▶ Exercise objective: Lines holding the string "matplotlib" are the ones to copy; find them all in the data.

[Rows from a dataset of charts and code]
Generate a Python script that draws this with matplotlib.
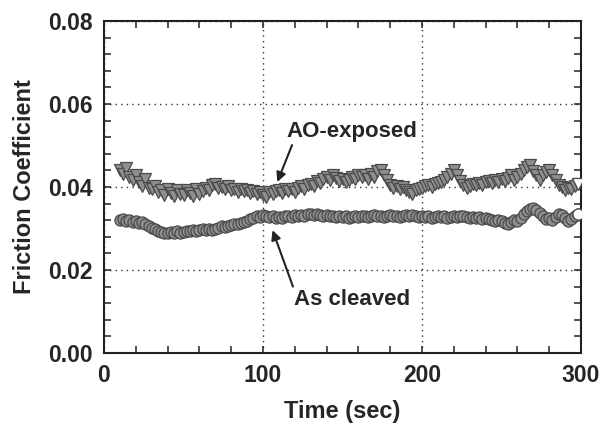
import numpy as np
import matplotlib
matplotlib.use("Agg")
import matplotlib.pyplot as plt
from matplotlib.ticker import MultipleLocator

plt.rcParams['font.family'] = ['Liberation Sans', 'DejaVu Sans']

time_sec = np.arange(10, 300, 2)

ao_exposed = [
    0.0440, 0.0432, 0.0445, 0.0425, 0.0418, 0.0430, 0.0412, 0.0402, 0.0420, 0.0398,
    0.0395, 0.0402, 0.0388, 0.0392, 0.0380, 0.0396, 0.0385, 0.0378, 0.0392, 0.0383,
    0.0380, 0.0393, 0.0386, 0.0378, 0.0395, 0.0384, 0.0390, 0.0398, 0.0392, 0.0404,
    0.0408, 0.0398, 0.0400, 0.0394, 0.0402, 0.0392, 0.0395, 0.0388, 0.0396, 0.0390,
    0.0393, 0.0386, 0.0391, 0.0384, 0.0389, 0.0380, 0.0376, 0.0388, 0.0384, 0.0390,
    0.0392, 0.0385, 0.0396, 0.0390, 0.0394, 0.0389, 0.0398, 0.0402, 0.0396, 0.0405,
    0.0408, 0.0402, 0.0415, 0.0410, 0.0420, 0.0425, 0.0418, 0.0430, 0.0422, 0.0415,
    0.0420, 0.0412, 0.0418, 0.0425, 0.0420, 0.0430, 0.0424, 0.0428, 0.0420, 0.0432,
    0.0425, 0.0438, 0.0442, 0.0430, 0.0418, 0.0405, 0.0398, 0.0402, 0.0394, 0.0400,
    0.0392, 0.0388, 0.0384, 0.0392, 0.0396, 0.0398, 0.0402, 0.0405, 0.0400, 0.0408,
    0.0410, 0.0412, 0.0418, 0.0425, 0.0432, 0.0440, 0.0428, 0.0415, 0.0405, 0.0398,
    0.0402, 0.0408, 0.0405, 0.0410, 0.0406, 0.0412, 0.0415, 0.0410, 0.0418, 0.0412,
    0.0420, 0.0415, 0.0422, 0.0428, 0.0418, 0.0425, 0.0432, 0.0440, 0.0448, 0.0452,
    0.0438, 0.0430, 0.0418, 0.0428, 0.0435, 0.0442, 0.0430, 0.0418, 0.0405, 0.0400,
    0.0392, 0.0398, 0.0395, 0.0402, 0.0408,
]

as_cleaved = [
    0.0320, 0.0322, 0.0318, 0.0321, 0.0316, 0.0319, 0.0314, 0.0316, 0.0310, 0.0305,
    0.0302, 0.0298, 0.0295, 0.0292, 0.0290, 0.0288, 0.0292, 0.0289, 0.0293, 0.0290,
    0.0292, 0.0295, 0.0293, 0.0297, 0.0294, 0.0296, 0.0298, 0.0296, 0.0299, 0.0297,
    0.0300, 0.0302, 0.0305, 0.0303, 0.0307, 0.0309, 0.0312, 0.0310, 0.0314, 0.0316,
    0.0318, 0.0322, 0.0325, 0.0330, 0.0328, 0.0332, 0.0330, 0.0327, 0.0329, 0.0326,
    0.0328, 0.0326, 0.0329, 0.0331, 0.0328, 0.0332, 0.0330, 0.0333, 0.0331, 0.0334,
    0.0336, 0.0332, 0.0335, 0.0333, 0.0330, 0.0332, 0.0329, 0.0331, 0.0328, 0.0330,
    0.0327, 0.0329, 0.0326, 0.0328, 0.0330, 0.0327, 0.0329, 0.0331, 0.0328, 0.0330,
    0.0332, 0.0329, 0.0331, 0.0328, 0.0330, 0.0332, 0.0329, 0.0331, 0.0328, 0.0330,
    0.0332, 0.0330, 0.0333, 0.0331, 0.0328, 0.0330, 0.0327, 0.0329, 0.0326, 0.0328,
    0.0330, 0.0327, 0.0329, 0.0326, 0.0328, 0.0330, 0.0327, 0.0329, 0.0331, 0.0328,
    0.0326, 0.0328, 0.0325, 0.0327, 0.0323, 0.0325, 0.0322, 0.0320, 0.0318, 0.0321,
    0.0317, 0.0314, 0.0312, 0.0316, 0.0320, 0.0318, 0.0325, 0.0335, 0.0342, 0.0348,
    0.0350, 0.0345, 0.0338, 0.0330, 0.0322, 0.0325, 0.0320, 0.0328, 0.0335, 0.0332,
    0.0325, 0.0318, 0.0322, 0.0330, 0.0336,
]

x_ticks = [0, 100, 200, 300]
y_ticks = [0.00, 0.02, 0.04, 0.06, 0.08]
y_tick_labels = ["0.00", "0.02", "0.04", "0.06", "0.08"]

text_color = '#262626'

fig = plt.figure(figsize=(6.02, 4.30), dpi=100)
ax = fig.add_axes([104/602, 1 - 353/430, (581-104)/602, (353-21)/430])

ax.plot(time_sec, ao_exposed, linestyle='none', marker='v', ms=9,
        mfc='#8f8f8f', mec='#4a4a4a', mew=0.9, zorder=3)
ax.plot(time_sec[-1:], ao_exposed[-1:], linestyle='none', marker='v', ms=9,
        mfc='white', mec='#4a4a4a', mew=0.9, zorder=4)
ax.plot(time_sec, as_cleaved, linestyle='none', marker='o', ms=8,
        mfc='#8f8f8f', mec='#4a4a4a', mew=0.9, zorder=3)
ax.plot(time_sec[-1:], as_cleaved[-1:], linestyle='none', marker='o', ms=8,
        mfc='white', mec='#4a4a4a', mew=0.9, zorder=4)

ax.set_xlim(0, 300)
ax.set_ylim(0, 0.08)
ax.set_xticks(x_ticks)
ax.set_yticks(y_ticks)
ax.set_yticklabels(y_tick_labels)
ax.xaxis.set_minor_locator(MultipleLocator(20))
ax.yaxis.set_minor_locator(MultipleLocator(0.004))
ax.tick_params(which='both', direction='in', top=True, right=True,
               length=5, width=1.1, color='#222222')
ax.tick_params(which='major', labelsize=16.5, labelcolor=text_color, pad=8)
for lab in ax.get_xticklabels() + ax.get_yticklabels():
    lab.set_fontweight('bold')

ax.grid(True, which='major', linestyle=(0, (1, 3)), color='#333333', linewidth=1.0)
for s in ax.spines.values():
    s.set_linewidth(1.5)
    s.set_color('#222222')

ax.set_xlabel('Time (sec)', fontsize=17, fontweight='bold', color=text_color, labelpad=9)
ax.set_ylabel('Friction Coefficient', fontsize=17, fontweight='bold', color=text_color, labelpad=9)

ax.annotate('AO-exposed', xy=(109, 0.0412), xytext=(156, 0.0533),
            fontsize=16, fontweight='bold', color=text_color, ha='center', va='center',
            arrowprops=dict(arrowstyle='-|>', color='#222222', lw=1.5,
                            shrinkA=0, shrinkB=0, mutation_scale=14,
                            relpos=(0.05, 0.0)))
ax.annotate('As cleaved', xy=(106, 0.0296), xytext=(156, 0.0128),
            fontsize=16, fontweight='bold', color=text_color, ha='center', va='center',
            arrowprops=dict(arrowstyle='-|>', color='#222222', lw=1.5,
                            shrinkA=0, shrinkB=0, mutation_scale=14,
                            relpos=(0.0, 1.0)))

fig.savefig('out.png', dpi=100)
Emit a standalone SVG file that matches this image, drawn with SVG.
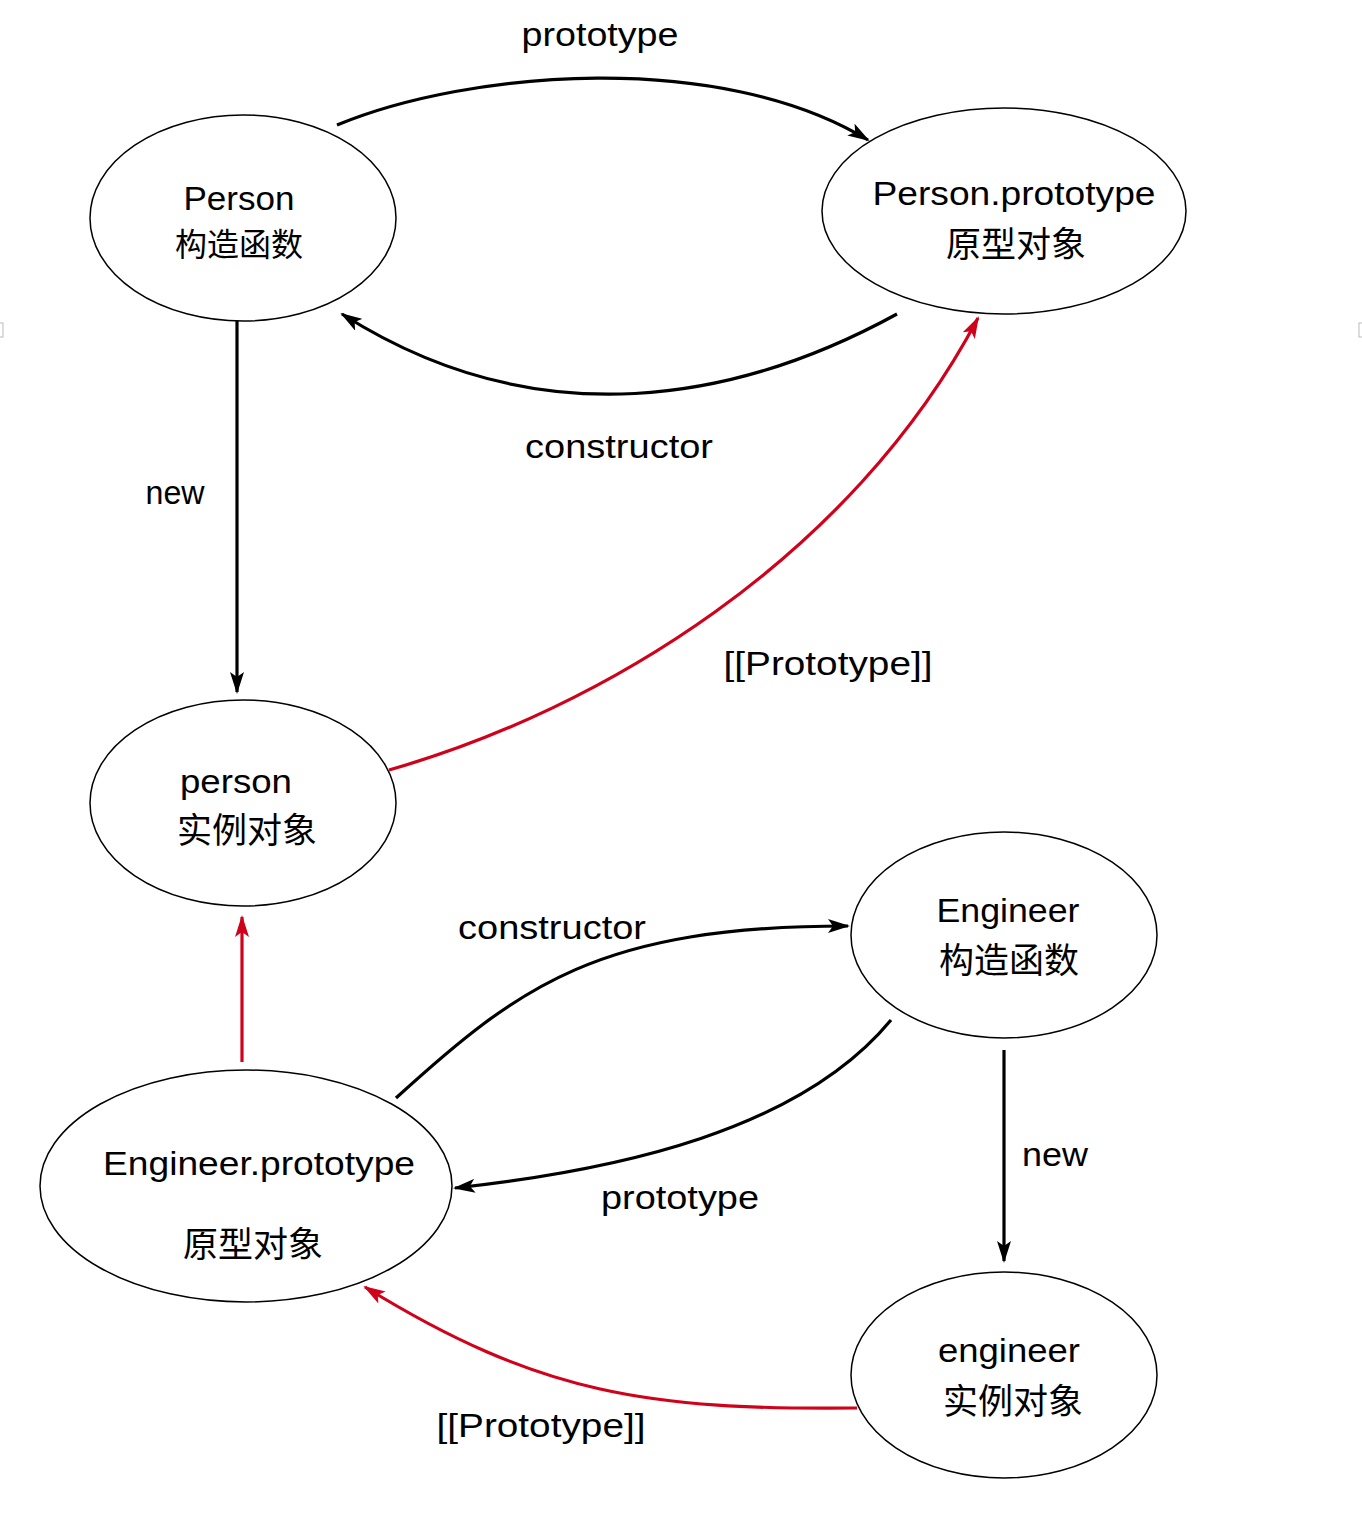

▶ Output of the exercise:
Generate a Python script that draws this with matplotlib.
import matplotlib
matplotlib.use("Agg")
import matplotlib.pyplot as plt
from matplotlib.ticker import MultipleLocator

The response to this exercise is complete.